# A Big Day for Lycan



## Jelpy (Nov 8, 2009)

The baby boy, at two years and six months, raised his leg today for the very first time! I'm so proud of him for reaching that Mark of Manhood!

Jelpy and the Mesquite Mafia


----------



## bianca (Mar 28, 2010)

Way to go Lycan!!!


----------



## Stosh (Jun 26, 2010)

Well then there's hope for Stosh yet- still going with all 4 feet on the ground


----------



## codmaster (Aug 5, 2009)

Funny!

But watch what you wish for - baron (2 3/4 yo male GSD) was a little late starting to lift and mark - now he would do it on every tree, etc. that we come across if I let him. 

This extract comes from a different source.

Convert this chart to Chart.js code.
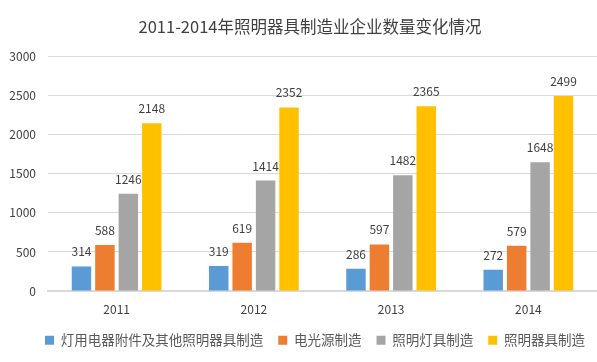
<!DOCTYPE html>
<html><head><meta charset="utf-8">
<script src="https://cdn.jsdelivr.net/npm/chart.js@4"></script>
<style>html,body{margin:0;padding:0;background:#fff}#w{width:597px;height:362px}</style>
</head><body><div id="w"><canvas id="c" width="597" height="362"></canvas></div>
<script>
const categories = ["2011","2012","2013","2014"];
const seriesNames = ["灯用电器附件及其他照明器具制造","电光源制造","照明灯具制造","照明器具制造"];
const s1 = [314,319,286,272];
const s2 = [588,619,597,579];
const s3 = [1246,1414,1482,1648];
const s4 = [2148,2352,2365,2499];
const yTicks = [0,500,1000,1500,2000,2500,3000];
const colors = ["#5B9BD5","#ED7D31","#A5A5A5","#FFC000"];
const FONT = "'Noto Sans CJK SC','Noto Sans',sans-serif";

const labelPlugin = {
  id:'vals',
  afterLayout(chart){
    if(chart.legend){chart.legend.left += 13; chart.legend.right += 13;}
    if(chart.titleBlock){chart.titleBlock.left += 8; chart.titleBlock.right += 8;}
  },
  afterDatasetsDraw(chart){
    const ctx = chart.ctx;
    ctx.save();
    ctx.font = "12px " + FONT;
    ctx.fillStyle = "#404040";
    ctx.textAlign = "center";
    ctx.textBaseline = "alphabetic";
    chart.data.datasets.forEach((ds,i)=>{
      chart.getDatasetMeta(i).data.forEach((bar,j)=>{
        ctx.fillText(String(ds.data[j]), bar.x, bar.y - 10);
      });
    });
    ctx.restore();
  }
};

new Chart(document.getElementById('c'),{
  type:'bar',
  data:{
    labels:categories,
    datasets:[s1,s2,s3,s4].map((d,i)=>({label:seriesNames[i],data:d,backgroundColor:colors[i],barPercentage:0.83,categoryPercentage:0.683}))
  },
  options:{
    responsive:false,
    animation:false,
    devicePixelRatio:1,
    layout:{padding:{left:0,right:-7,top:4,bottom:5}},
    plugins:{
      title:{display:true,text:"2011-2014年照明器具制造业企业数量变化情况",color:"#404040",font:{family:FONT,size:16.5,weight:'normal'},padding:{top:13,bottom:20}},
      legend:{position:'bottom',labels:{color:"#595959",font:{family:FONT,size:13.5},boxWidth:9,boxHeight:9,padding:15}},
      tooltip:{enabled:false}
    },
    scales:{
      x:{grid:{display:false,drawTicks:false},border:{color:"#d9d9d9",width:2},ticks:{color:"#404040",font:{family:FONT,size:12},padding:11},
         afterFit(sc){sc.height = 27.5;}},
      y:{min:0,max:3000,afterBuildTicks(ax){ax.ticks=yTicks.map(v=>({value:v}));},
         afterFit(sc){sc.width = 48;},
         grid:{color:"#d9d9d9",drawTicks:false},border:{display:false},
         ticks:{color:"#404040",font:{family:FONT,size:12},padding:12,callback:v=>String(v)}}
    }
  },
  plugins:[labelPlugin]
});
</script></body></html>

Didn't know one dog could have so much liquid in him!!!


----------



## Gsdldy (May 7, 2010)

My boy Lycan is 18 months and still squats like a girl, I'm looseing hope lol


----------



## Deuce (Oct 14, 2010)

Yay! LOL.


----------



## Wolfiesmom (Apr 10, 2010)

Yay! You meant here is hope? Wolfie is nine months and not only squats but pees all over his feet. Sometimes if he pees on something that makes a different sound he will look down and pee on his face. I always have a box of baby wipes at the door.


----------



## DCluver33 (May 27, 2010)

Wolfiesmom said:


> Yay! You meant here is hope? Wolfie is nine months and not only squats but pees all over his feet. Sometimes if he pees on something that makes a different sound he will look down and pee on his face. I always have a box of baby wipes at the door.


:spittingcoffee: I don't know why, but I find this hilarious


----------



## DCluver33 (May 27, 2010)

oh I almost forgot congrats Lycan!!! this makes me think of the pull up song "mommy wow I"m a big kid now!!" lol


----------